From: Theodore Ts'o <tytso@mit.edu>
Subject: Re: [GIT PULL] ext4 updates for 3.9
Date: Wed, 27 Feb 2013 10:34:35 -0500
Message-ID: <20130227153435.GB5609@thunk.org>
References: <nsxr4k2kdwv.fsf@closure.thunk.org>
 <20130227124727.GA225@x4>
Mime-Version: 1.0
Content-Type: text/plain; charset=us-ascii
Cc: Linus Torvalds <torvalds@linux-foundation.org>,
	linux-ext4@vger.kernel.org, linux-kernel@vger.kernel.org
To: Markus Trippelsdorf <markus@trippelsdorf.de>
Return-path: <linux-kernel-owner@vger.kernel.org>
Content-Disposition: inline
In-Reply-To: <20130227124727.GA225@x4>
Sender: linux-kernel-owner@vger.kernel.org
List-Id: linux-ext4.vger.kernel.org

On Wed, Feb 27, 2013 at 01:47:27PM +0100, Markus Trippelsdorf wrote:
> Just booted todays Linux tree and got the following errors:
> 
> ...
> Feb 27 13:33:31 x4 kernel: EXT4-fs (sda): mounted filesystem with ordered data mode.
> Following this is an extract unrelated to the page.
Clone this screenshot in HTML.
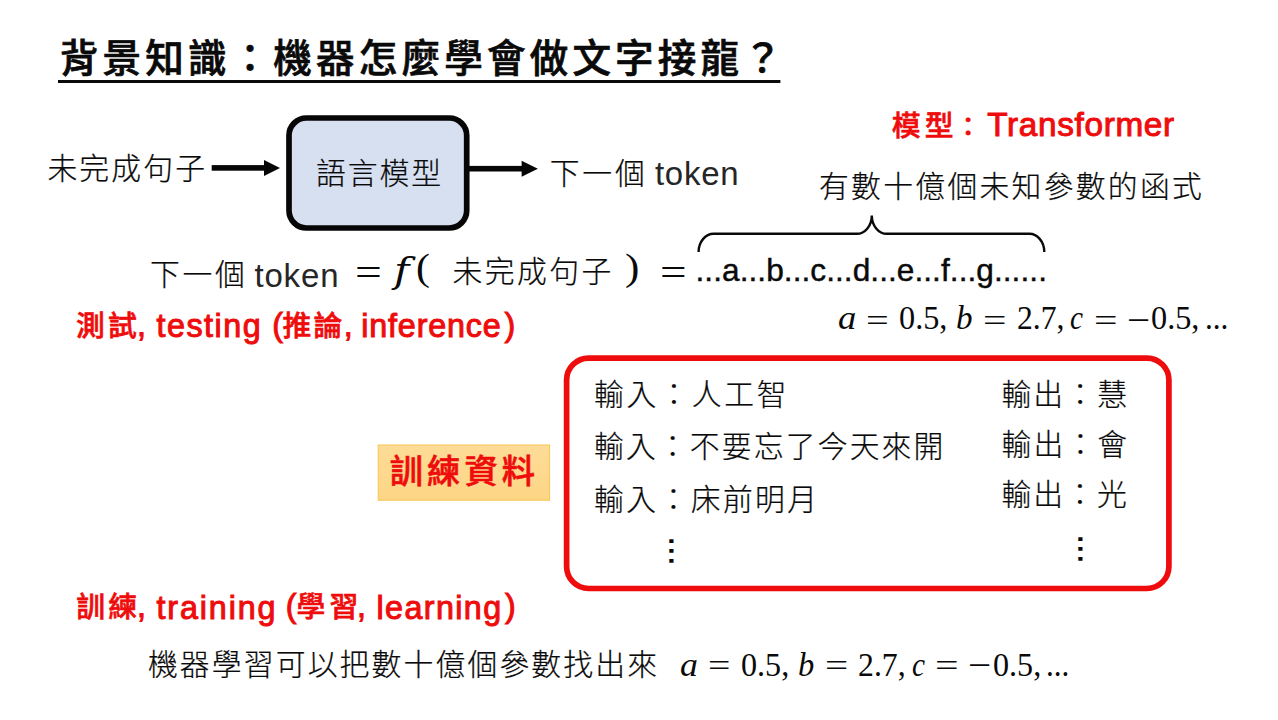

Opts: (null)
> ...
> Feb 27 13:33:32 x4 kernel: EXT4-fs error (device sda): ext4_find_dest_de:1657: inode #70647809: block 14164000: comm cupsd: bad entry in directory: rec_len % 4 != 0 - offset=0(0), inode=2569822761, rec_len=3837, name_len=1
> Feb 27 13:33:32 x4 kernel: EXT4-fs error (device sda): ext4_find_dest_de:1657: inode #70911401: block 15213579: comm pdnsd: bad entry in directory: rec_len % 4 != 0 - offset=0(0), inode=2000846358, rec_len=36782, name_len=120

Is this reproducible?  This looks like the in-memory copy of the
directory got corrupted.  This could be caused by a hardware error, or
a wild pointer, or a bug in the buffer cache code, etc.  Since there
are so many different possible causes of this kind of complaint, we
really need some kind of reproducible test case to do anything with this.

I did do a test compile of the ext4 tree with the latest linus.git
tree merged in, and ran a full set of repgression tests before I sent
my pull request.  Now, the regression tests take over 14 hours to run,
and there is a delay between when a maintainer sends the pull request
to when Linus acts on it --- so Linus almost certainly pulled in some
other trees betewen when I did my final regression testing and when I
sent the pull request and he pulled it into my tree.

I'll see if I can reproduce this on my end, on Linus's tree after the
ext4 tree was merged in, but at least in the past, this is the sort of
thing that is almost certainly caused by a hardware failure or bug
somewhere in the device driver, mm, or buffer cache, given that the
directory looks completely insane and a subsequent e2fsck -f didn't
discover any problem.

Is there anything special about your system?  How much memory do you
have?  What kind of device is /dev/sda?  What sort of workload did you
have running on your system before the failure?

Also, can you send us the output of "debugfs -R "stat <70647809>"
/dev/sda" so I can confirm that block 14164000 really is assigned to
inode 70647809?  The one potential cause of this error I can think of
that might be related to recent changes in ext4 is if the extent
status tree had the wrong logical-to-physical mapping cached for the
directory inode.

Regards,

						- Ted